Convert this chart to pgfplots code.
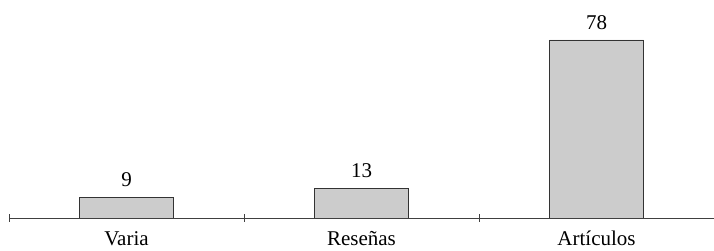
\documentclass[border=0pt]{standalone}
\usepackage{fontspec}
\setmainfont{Liberation Serif}
\usepackage{pgfplots}
\pgfplotsset{compat=1.18}
\begin{document}
\begin{tikzpicture}
\begin{axis}[
  at={(0pt,0pt)}, anchor=south west,
  scale only axis,
  width=705pt, height=218pt,
  xmin=-0.5, xmax=2.5,
  ymin=0, ymax=95.5,
  axis x line*=bottom,
  axis y line=none,
  axis line style={black!75, line width=0.7pt, -},
  ybar, bar width=94pt,
  xtick={0,1,2},
  xticklabels={Varia,Reseñas,Artículos},
  major tick length=0pt,
  extra x ticks={-0.5,0.5,1.5},
  extra x tick labels={},
  extra x tick style={major tick length=8pt, tick align=center, tick style={black!75, line width=0.7pt}},
  xticklabel style={font=\fontsize{21}{24}\selectfont, anchor=base, inner sep=0pt, yshift=-28pt},
  nodes near coords,
  every node near coord/.append style={font=\fontsize{21}{24}\selectfont, anchor=south, inner sep=0pt, yshift=10pt, black},
  /pgf/number format/assume math mode=true,
  enlarge x limits=false,
]
\addplot[fill=black!20, draw=black!80, line width=0.6pt] coordinates {(0,9) (1,13) (2,78)};
\end{axis}
\pgfresetboundingbox
\path[use as bounding box] (-9pt,-33pt) rectangle (705pt,218pt);
\end{tikzpicture}
\end{document}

Written request: Every line should be retyped exactly, with the pictures omitted.

Solution to this exercise:
Convert this chart to pgfplots code.
\documentclass[border=0pt]{standalone}
\usepackage{fontspec}
\setmainfont{Liberation Serif}
\usepackage{pgfplots}
\pgfplotsset{compat=1.18}
\begin{document}
\begin{tikzpicture}
\begin{axis}[
  at={(0pt,0pt)}, anchor=south west,
  scale only axis,
  width=705pt, height=218pt,
  xmin=-0.5, xmax=2.5,
  ymin=0, ymax=95.5,
  axis x line*=bottom,
  axis y line=none,
  axis line style={black!75, line width=0.7pt, -},
  ybar, bar width=94pt,
  xtick={0,1,2},
  xticklabels={Varia,Reseñas,Artículos},
  major tick length=0pt,
  extra x ticks={-0.5,0.5,1.5},
  extra x tick labels={},
  extra x tick style={major tick length=8pt, tick align=center, tick style={black!75, line width=0.7pt}},
  xticklabel style={font=\fontsize{21}{24}\selectfont, anchor=base, inner sep=0pt, yshift=-28pt},
  nodes near coords,
  every node near coord/.append style={font=\fontsize{21}{24}\selectfont, anchor=south, inner sep=0pt, yshift=10pt, black},
  /pgf/number format/assume math mode=true,
  enlarge x limits=false,
]
\addplot[fill=black!20, draw=black!80, line width=0.6pt] coordinates {(0,9) (1,13) (2,78)};
\end{axis}
\pgfresetboundingbox
\path[use as bounding box] (-9pt,-33pt) rectangle (705pt,218pt);
\end{tikzpicture}
\end{document}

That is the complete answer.